I harbour the hope that in founding the Movement for the Survival of Ogoni People, in empowering the Ogoni people to fearlessly confront their history and their tormentors non-violently, that in encouraging the Ogoni people to a belief in their ability to revitalize their dying society, I have started a trend which will peacefully liberate many peoples in Africa and lead eventually to political and economic reform and social progress.
The inconveniences which I and the Ogoni suffer, the harassment, arrests, detention, even death itself are a proper price to pay for ending the nightmare of millions of people engulfed by the wasting storms of denigrating poverty on the sea of dehumanization.
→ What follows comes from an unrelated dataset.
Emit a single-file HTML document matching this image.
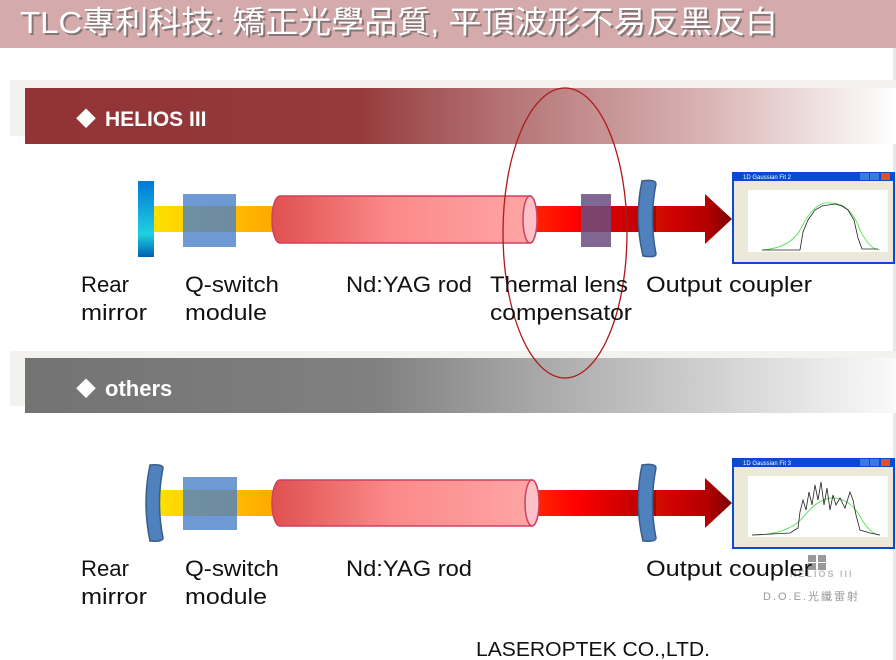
<!DOCTYPE html>
<html><head><meta charset="utf-8"><style>
html,body{margin:0;padding:0;background:#fff;}
svg{display:block;}
text{font-family:"Liberation Sans","Noto Sans CJK TC",sans-serif;}
</style></head><body>
<svg width="896" height="660" viewBox="0 0 896 660" xmlns="http://www.w3.org/2000/svg">
<defs>
<linearGradient id="redbar" x1="0" x2="1"><stop offset="0" stop-color="#923336"/><stop offset="0.38" stop-color="#963a3c"/><stop offset="0.55" stop-color="#b47375"/><stop offset="0.78" stop-color="#d9b3b4"/><stop offset="1" stop-color="#fff"/></linearGradient>
<linearGradient id="graybar" x1="0" x2="1"><stop offset="0" stop-color="#737373"/><stop offset="0.4" stop-color="#808080"/><stop offset="0.65" stop-color="#b5b5b5"/><stop offset="1" stop-color="#fafafa"/></linearGradient>
<linearGradient id="yel" x1="0" x2="1"><stop offset="0" stop-color="#ffe000"/><stop offset="1" stop-color="#ffa800"/></linearGradient>
<linearGradient id="rod" x1="0" x2="1"><stop offset="0" stop-color="#e05050"/><stop offset="0.45" stop-color="#fb8a8a"/><stop offset="1" stop-color="#ffa6a6"/></linearGradient>
<linearGradient id="beam" x1="0" x2="1"><stop offset="0" stop-color="#ff2a00"/><stop offset="0.25" stop-color="#ff0000"/><stop offset="1" stop-color="#7a0000"/></linearGradient>
<linearGradient id="rm" x1="0" x2="0" y1="0" y2="1"><stop offset="0" stop-color="#0078d8"/><stop offset="0.7" stop-color="#20d0e0"/><stop offset="1" stop-color="#0060b0"/></linearGradient>
</defs>

<rect x="0" y="0" width="896" height="48" fill="#d4aaab"/>
<text x="22" y="35" font-size="31" fill="#555" opacity="0.6" textLength="758" lengthAdjust="spacingAndGlyphs">TLC專利科技: 矯正光學品質, 平頂波形不易反黑反白</text>
<text x="20" y="33" font-size="31" fill="#fff" textLength="758" lengthAdjust="spacingAndGlyphs">TLC專利科技: 矯正光學品質, 平頂波形不易反黑反白</text>
<rect x="893" y="48" width="3" height="612" fill="#e8e8e8"/>

<rect x="10" y="80" width="886" height="56" fill="#f3f2ee"/>
<rect x="25" y="88" width="871" height="56" fill="url(#redbar)"/>
<text x="76" y="126" font-size="20" fill="#fff">◆</text>
<text x="105" y="126" font-size="21" font-weight="bold" fill="#fff">HELIOS III</text>

<rect x="10" y="351" width="886" height="55" fill="#f3f2ee"/>
<rect x="25" y="358" width="871" height="55" fill="url(#graybar)"/>
<text x="76" y="396" font-size="20" fill="#fff">◆</text>
<text x="105" y="396" font-size="22" font-weight="bold" fill="#fff">others</text>

<rect x="153" y="206" width="122" height="26" fill="url(#yel)"/>
<rect x="138" y="181" width="16" height="76" fill="url(#rm)"/>
<rect x="183" y="194" width="53" height="53" fill="#4a80c8" opacity="0.8"/>
<rect x="530" y="206" width="178" height="26" fill="url(#beam)"/>
<path d="M280 196 H530 A7 23.5 0 0 1 530 243 H280 A8 23.5 0 0 1 280 196 Z" fill="url(#rod)" stroke="#d04060" stroke-width="1.5"/>
<ellipse cx="530" cy="219.5" rx="7" ry="23.5" fill="#ffc0c8" stroke="#d04060" stroke-width="1.5"/>
<rect x="581" y="194" width="30" height="53" fill="#6a4d80" opacity="0.85"/>
<path d="M642 181 Q656 179 656 184 Q649 218 656 254 Q656 258 643 256 Q634 218 642 181 Z" fill="#4f81bd" stroke="#385d8a" stroke-width="1.5"/>
<path d="M656 206 H705 V194 L732 219 L705 244 V232 H656 Z" fill="url(#beam)"/>
<rect x="656" y="206" width="49" height="26" fill="#b00000" opacity="0.6"/>

<g>
<rect x="732" y="172" width="163" height="92" fill="#0a4ad0"/>
<rect x="734" y="181" width="159" height="81" fill="#ece9d8"/>
<rect x="748" y="190" width="140" height="62" fill="#fff"/>
<text x="743" y="179" font-size="6" fill="#fff">1D Gaussian Fit 2</text>
<rect x="860" y="173" width="9" height="7" fill="#3a7ae0"/><rect x="870" y="173" width="9" height="7" fill="#3a7ae0"/><rect x="881" y="173" width="9" height="7" fill="#e05030"/>
<path d="M762 250 Q790 248 800 230 Q815 200 830 203 Q850 202 860 230 Q870 250 880 250" fill="none" stroke="#40e040" stroke-width="0.8"/>
<path d="M762 250 H800 L803 232 L808 220 L815 210 L822 206 L828 205 L835 204 L842 206 L848 210 L854 220 L858 238 L862 249 H878" fill="none" stroke="#222" stroke-width="0.8"/>
</g>

<ellipse cx="565" cy="233" rx="62" ry="145" fill="none" stroke="#b01818" stroke-width="1.3"/>

<g font-size="22" fill="#111">
<text x="81" y="292" textLength="48" lengthAdjust="spacingAndGlyphs">Rear</text><text x="81" y="320" textLength="66" lengthAdjust="spacingAndGlyphs">mirror</text>
<text x="185" y="292" textLength="94" lengthAdjust="spacingAndGlyphs">Q-switch</text><text x="185" y="320" textLength="82" lengthAdjust="spacingAndGlyphs">module</text>
<text x="346" y="292" textLength="126" lengthAdjust="spacingAndGlyphs">Nd:YAG rod</text>
<text x="490" y="292" textLength="138" lengthAdjust="spacingAndGlyphs">Thermal lens</text><text x="490" y="320" textLength="142" lengthAdjust="spacingAndGlyphs">compensator</text>
<text x="646" y="292" textLength="166" lengthAdjust="spacingAndGlyphs">Output coupler</text>
</g>

<rect x="158" y="490" width="117" height="26" fill="url(#yel)"/>
<path d="M150 465 Q163 464 163 468 Q156 503 163 538 Q163 542 150 541 Q142 503 150 465 Z" fill="#4f81bd" stroke="#385d8a" stroke-width="1.5"/>
<rect x="183" y="477" width="54" height="53" fill="#4a80c8" opacity="0.8"/>
<rect x="532" y="490" width="176" height="26" fill="url(#beam)"/>
<path d="M280 480 H532 A7 23 0 0 1 532 526 H280 A8 23 0 0 1 280 480 Z" fill="url(#rod)" stroke="#d04060" stroke-width="1.5"/>
<ellipse cx="532" cy="503" rx="7" ry="23" fill="#ffc0c8" stroke="#d04060" stroke-width="1.5"/>
<path d="M642 465 Q656 463 656 468 Q649 503 656 538 Q656 542 643 541 Q634 503 642 465 Z" fill="#4f81bd" stroke="#385d8a" stroke-width="1.5"/>
<path d="M656 490 H705 V478 L732 503 L705 528 V516 H656 Z" fill="url(#beam)"/>
<rect x="656" y="490" width="49" height="26" fill="#b00000" opacity="0.6"/>

<g>
<rect x="732" y="458" width="163" height="91" fill="#0a4ad0"/>
<rect x="734" y="467" width="159" height="80" fill="#ece9d8"/>
<rect x="748" y="476" width="140" height="61" fill="#fff"/>
<text x="743" y="465" font-size="6" fill="#fff">1D Gaussian Fit 3</text>
<rect x="860" y="459" width="9" height="7" fill="#3a7ae0"/><rect x="870" y="459" width="9" height="7" fill="#3a7ae0"/><rect x="881" y="459" width="9" height="7" fill="#e05030"/>
<path d="M752 535 Q790 535 805 515 Q820 497 835 498 Q852 500 862 520 Q872 535 880 535" fill="none" stroke="#40e040" stroke-width="0.8"/>
<path d="M752 535 L790 533 L798 528 L800 512 L803 500 L806 510 L809 492 L812 505 L815 485 L818 500 L821 482 L824 505 L827 488 L830 510 L833 495 L836 505 L840 498 L845 508 L850 492 L853 500 L856 515 L860 530 L870 533 L880 535" fill="none" stroke="#222" stroke-width="0.8"/>
</g>

<rect x="808" y="555" width="8" height="7" fill="#999"/><rect x="818" y="555" width="8" height="7" fill="#999"/><rect x="808" y="563" width="8" height="7" fill="#999"/><rect x="818" y="563" width="8" height="7" fill="#999"/>
<text x="790" y="577" font-size="9" font-weight="bold" fill="#bbb" letter-spacing="2">HELIOS III</text>
<text x="763" y="600" font-size="11" fill="#999" letter-spacing="2">D.O.E.光纖雷射</text>

<g font-size="22" fill="#111">
<text x="81" y="576" textLength="48" lengthAdjust="spacingAndGlyphs">Rear</text><text x="81" y="604" textLength="66" lengthAdjust="spacingAndGlyphs">mirror</text>
<text x="185" y="576" textLength="94" lengthAdjust="spacingAndGlyphs">Q-switch</text><text x="185" y="604" textLength="82" lengthAdjust="spacingAndGlyphs">module</text>
<text x="346" y="576" textLength="126" lengthAdjust="spacingAndGlyphs">Nd:YAG rod</text>
<text x="646" y="576" textLength="166" lengthAdjust="spacingAndGlyphs">Output coupler</text>
</g>

<text x="476" y="656" font-size="20" fill="#111" textLength="234" lengthAdjust="spacingAndGlyphs">LASEROPTEK CO.,LTD.</text>
</svg>
</body></html>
I wish to thank my family for the wonderful support they have given me throughout this struggle, and all Ogoni people at home and abroad for their unwavering commitment to the cause of their upliftment. I thank all those who have assisted the struggle of the Ogoni people. In particular, I wish to mention The Body Shop International Plc, the Unrepresented Nations and Peoples Organisation, the World Council of Churches, the entire free press in Nigeria, Greenpeace, the Catholic Church of Nigeria, Civil Liberties Organisation, Amnesty International, International PEN, Human Rights Watch (Africa), the Parliamentary Human Rights Group of the British Parliament and the Human Rights Caucus of the US Congress.
Once again, I laud the Right Livelihood Award Foundation for kindling hope in the breasts of despairing peoples and pledge that I, MOSOP and the Ogoni people will live up to the expectations of the Foundation by continuing to struggle non-violently for Ogoni rights within the Nigerian nation-state.
I thank you all for patiently listening to me and wish you God’s blessings.